PreProcessing
Pre-processing pipelines come in many different forms. JuliaSim Surrogates provides the PreProcessing
module as a flexible framework which can be used to describe any user's pipeline. This framework can be broken down into two simple components:
PreProcessingStep
PreProcessingChain
Many steps can be combined to form a chain. Many chains can be combined to form larger chains. Both steps and chains are themselves callable objects which can be performed on given data.
Steps
The atomic structure of any pre-processing pipeline.
PreProcessing.PreProcessingStep
— TypePreProcessingStep
Functions to prepare data for surrogatization.
A PreProcessingStep
can be created given some method
. Once created, a PreprocessingStep
is callable over a given data structure.
Optionally, users can also provide a configuration
for the step. This configuration will modify the behavior of the method being performed over the specified data structure. If no configuration
is needed, then PreProcessingStep
can be called with only one argument for method
.
Examples
# define method
squared_magnitude = abs2
# create step
squared_magnitude_step = PreprocessingStep(squared_magnitude)
# perform step on `X`
squared_magnitude_step(X)
Chains
Describe complex pipelines by chaining many steps or chains together.
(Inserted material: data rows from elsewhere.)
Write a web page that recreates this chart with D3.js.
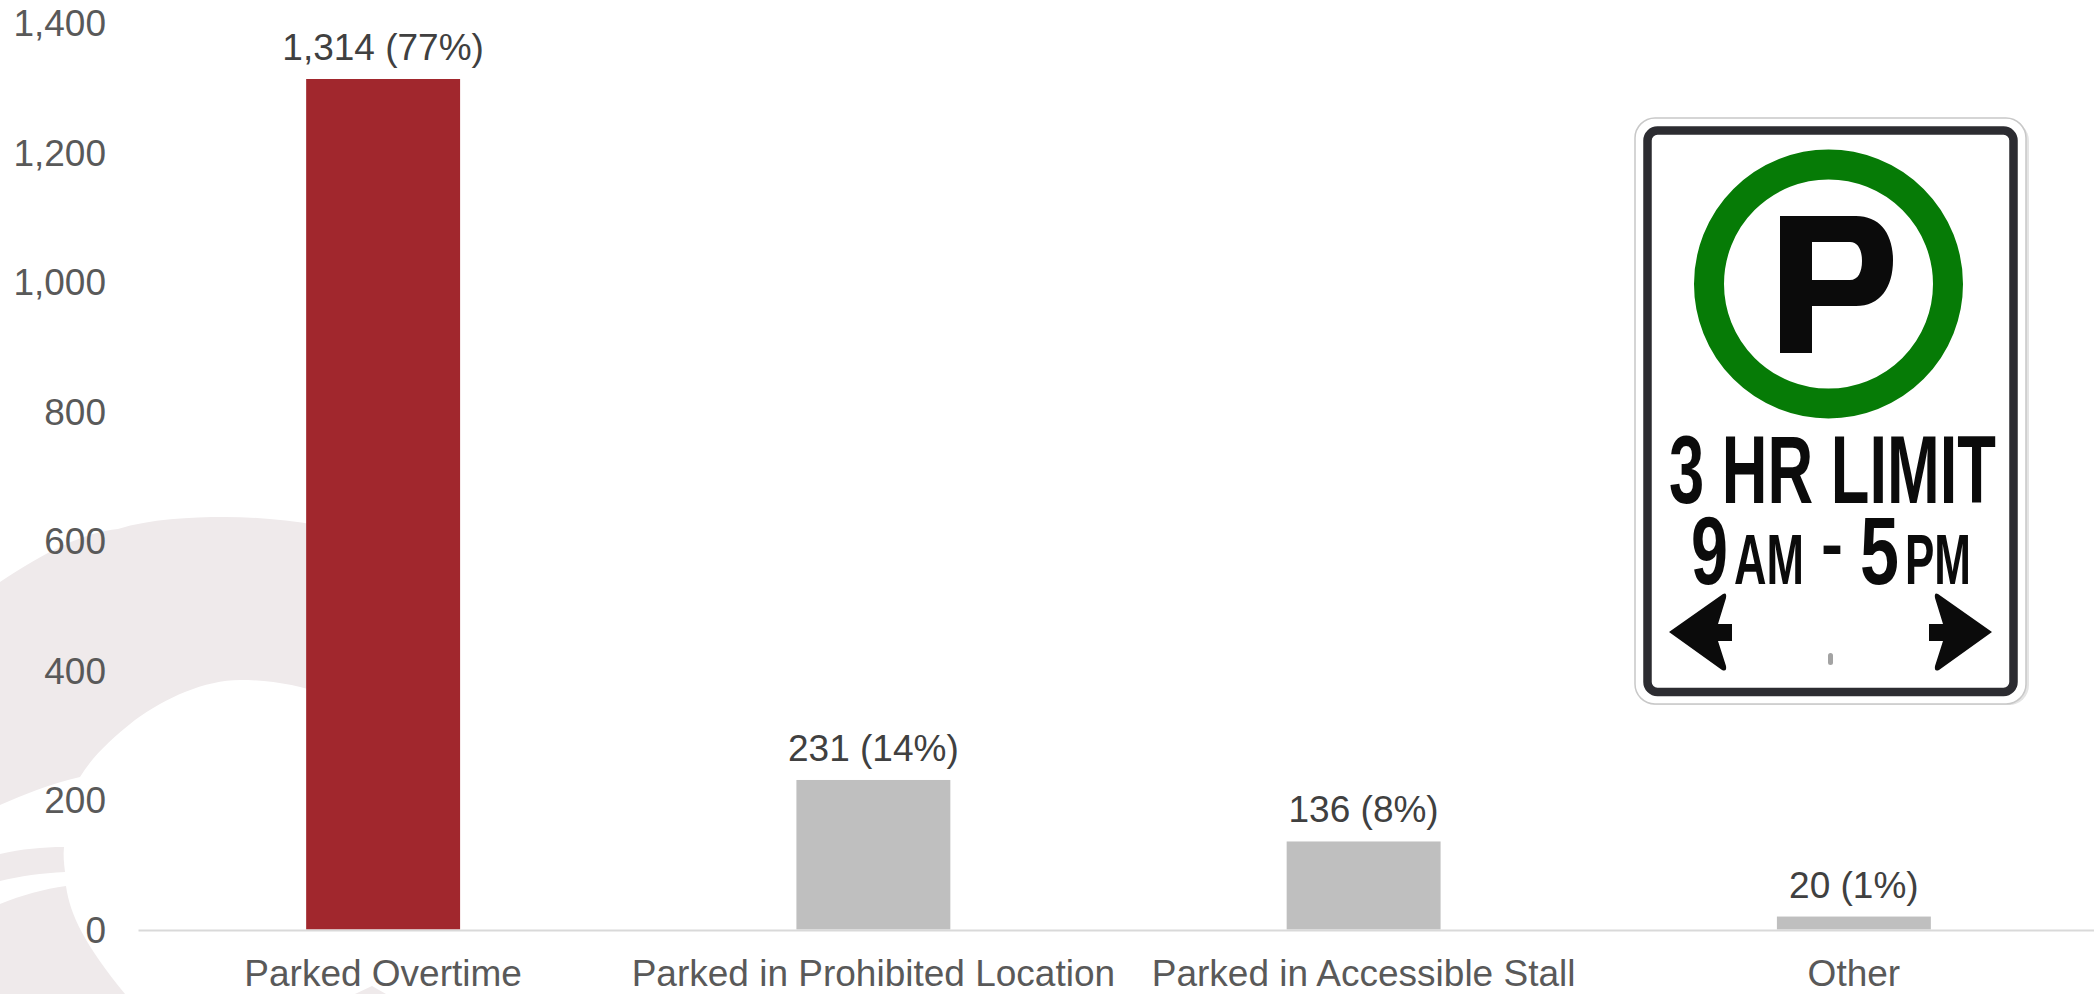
<!DOCTYPE html>
<html>
<head>
<meta charset="utf-8">
<title>Parking violations by type</title>
<script src="https://cdn.jsdelivr.net/npm/d3@7/dist/d3.min.js"></script>
<style>
  html, body { margin: 0; padding: 0; background: #fff; overflow: hidden; }
  svg { display: block; }
  text { font-family: "Liberation Sans", Arial, sans-serif; }
</style>
</head>
<body>
<svg id="chart" width="2094" height="994"></svg>
<script>
// Violation counts by type
const categories = ["Parked Overtime", "Parked in Prohibited Location", "Parked in Accessible Stall", "Other"];
const counts = [1314, 231, 136, 20];
const shares = [77, 14, 8, 1];
const highlighted = ["Parked Overtime"];
const valueTicks = [0, 200, 400, 600, 800, 1000, 1200, 1400];

// Parking sign wording
const signLines = [
  { text: "3 HR LIMIT", x: 1669, end: 1996, base: 502.5, size: 97 },
  { text: "9", x: 1691, end: 1728, base: 584, size: 96 },
  { text: "AM", x: 1734, end: 1804, base: 583.5, size: 70 },
  { text: "-", x: 1821, end: 1843, base: 568, size: 70 },
  { text: "5", x: 1860, end: 1899, base: 584, size: 96 },
  { text: "PM", x: 1905, end: 1971, base: 583.5, size: 70 }
];

const svg = d3.select("#chart");
const plot = { left: 138, right: 2099, baseline: 929.5, topValue: 1314, topY: 79 };
const fontSize = 37;

const x = d3.scaleBand().domain(categories).range([plot.left, plot.right]).paddingInner(0.686).paddingOuter(0.343);
const y = d3.scaleLinear().domain([0, plot.topValue]).range([plot.baseline, plot.topY]);

// Pale swirl watermark in the lower-left corner
const swirl = svg.append("g").attr("fill", "#efeaeb");
swirl.append("path").attr("d",
  "M0,582 C45,552 85,532 118,529 C150,519 190,517 225,517 C275,517 330,525 380,540 " +
  "L380,722 C345,700 300,680 240,680 C205,680 165,698 135,720 C110,740 92,757 80,777 " +
  "C50,784 25,794 0,805 Z");
swirl.append("path").attr("d",
  "M0,854 C22,849 42,847 64,847 C63,855 64,864 65,872 C42,873 20,876 0,881 Z");
swirl.append("path").attr("d",
  "M0,904 C22,895 44,889 66,886 C70,915 85,945 125,994 L0,994 Z");
swirl.append("path").attr("d", "M355,994 L372,986 L386,994 Z");

// Bars
svg.append("g").selectAll("rect").data(categories).join("rect")
  .attr("x", d => x(d))
  .attr("width", x.bandwidth())
  .attr("y", (d, i) => y(counts[i]))
  .attr("height", (d, i) => y(0) - y(counts[i]))
  .attr("fill", d => highlighted.includes(d) ? "#a1272d" : "#bfbfbf");

// Category axis
const xAxis = svg.append("g")
  .attr("transform", `translate(0,${plot.baseline + 0.5})`)
  .call(d3.axisBottom(x).tickSize(0).tickPadding(0));
xAxis.select(".domain").attr("stroke", "#d9d9d9").attr("stroke-width", 2);
xAxis.selectAll("text")
  .attr("y", 56).attr("dy", 0)
  .attr("font-size", fontSize).attr("fill", "#595959");

// Value axis
const yAxis = svg.append("g")
  .attr("transform", "translate(106,0)")
  .call(d3.axisLeft(y).tickValues(valueTicks).tickFormat(d3.format(",")).tickSize(0).tickPadding(0));
yAxis.select(".domain").remove();
yAxis.selectAll("text")
  .attr("x", 0).attr("dy", 12.5)
  .attr("font-size", fontSize).attr("fill", "#595959");

// Value labels above each bar
svg.append("g").selectAll("text").data(categories).join("text")
  .attr("x", d => x(d) + x.bandwidth() / 2)
  .attr("y", (d, i) => y(counts[i]) - 19)
  .attr("text-anchor", "middle")
  .attr("font-size", fontSize)
  .attr("fill", "#404040")
  .text((d, i) => `${d3.format(",")(counts[i])} (${shares[i]}%)`);

// Parking sign
const sign = svg.append("g");
sign.append("rect").attr("x", 1638).attr("y", 121).attr("width", 391).attr("height", 584)
  .attr("rx", 20).attr("fill", "#e4e4e4");
sign.append("rect").attr("x", 1635).attr("y", 118).attr("width", 391).attr("height", 586)
  .attr("rx", 20).attr("fill", "#fff").attr("stroke", "#c8c8c8").attr("stroke-width", 1.5);
sign.append("rect").attr("x", 1647.5).attr("y", 130.5).attr("width", 366).attr("height", 561.5)
  .attr("rx", 10).attr("fill", "#fff").attr("stroke", "#2c2c31").attr("stroke-width", 8.5);
sign.append("circle").attr("cx", 1828.5).attr("cy", 284).attr("r", 119.5)
  .attr("fill", "none").attr("stroke", "#067b06").attr("stroke-width", 30);
sign.append("path").attr("fill", "#0b0b0b").attr("fill-rule", "evenodd").attr("d",
  "M1780,216 L1856,216 C1880,216 1893,234 1893,260 C1893,288 1880,306 1856,306 L1812,306 L1812,353 L1780,353 Z " +
  "M1812,242 L1812,280 L1850,280 C1858,280 1862,272 1862,261 C1862,250 1858,242 1850,242 Z");

// Sign wording is condensed horizontally to the width of each run
sign.selectAll("text").data(signLines).join("text")
  .attr("font-size", d => d.size)
  .attr("font-weight", "bold")
  .attr("fill", "#0b0b0b")
  .text(d => d.text)
  .attr("transform", function(d) {
    const squeeze = (d.end - d.x) / this.getComputedTextLength();
    return `translate(${d.x},${d.base}) scale(${squeeze},1)`;
  });

sign.append("path").attr("fill", "#0b0b0b")
  .attr("d", "M1669,632 L1723,594 Q1727,592 1726,598 L1718,624 L1732,624 L1732,641 L1718,641 L1726,666 Q1727,672 1722,670 Z");
sign.append("path").attr("fill", "#0b0b0b")
  .attr("d", "M1992,632 L1938,594 Q1934,592 1935,598 L1943,624 L1929,624 L1929,641 L1943,641 L1935,666 Q1934,672 1939,670 Z");
sign.append("rect").attr("x", 1828).attr("y", 653).attr("width", 5).attr("height", 12)
  .attr("rx", 2.5).attr("fill", "#a3a3a3");
</script>
</body>
</html>
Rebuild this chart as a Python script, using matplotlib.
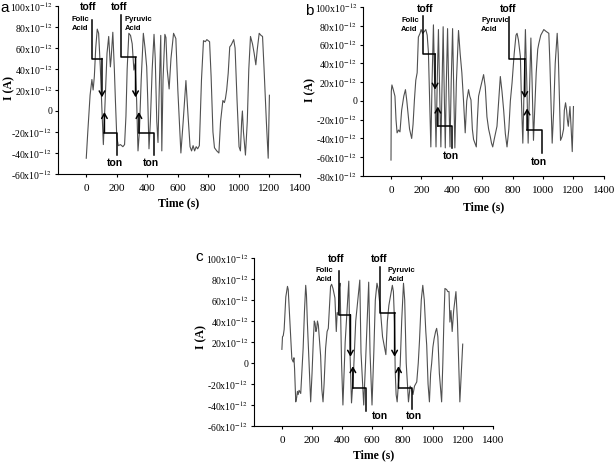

PreProcessing.PreProcessingChain
— TypePreProcessingChain
Sequence of functions to prepare data for surrogatization.
A PreProcessingChain
can be created from any collection of PreProcessingStep
objects. Similar to PreProcessingStep
ojects, a PreProcessingChain
is also a callable object over some given data structure. Users could also define a PreProcessingChain
made up of several PreProcessingChain
objects - making a flexible framework for any pre-processing pipeline.
Examples
# define methods
squared_magnitude = x -> abs2(x)
cap_at_100 = x -> min(x, 100)
# create steps
squared_magnitude_step = PreprocessingStep(squared_magnitude)
cap_at_100_step = PreprocessingStep(cap_at_100)
# create chain
prepro_chain = PreProcessingChain([squared_magnitude_step, cap_at_100])
# perform chain on `X`
prepro_chain(X)
Basic Example
A fundamental pre-processing step performed in most conventional machine learning workflows is splitting a dataset into various buckets. For instance, it is often required to split portions of a dataset for training, testing, and validation. The SplitDataset
is one PreProcessingStep
to handle this task.
PreProcessing.SplitDataset
— FunctionSplitDataset(ratio::T) where {T <: Union{Vector{<:Real}, Real}}
This interface allows users to easily define dataset-splitting as a part of their pre-processing pipelines (i.e., using PreProcessingChain
).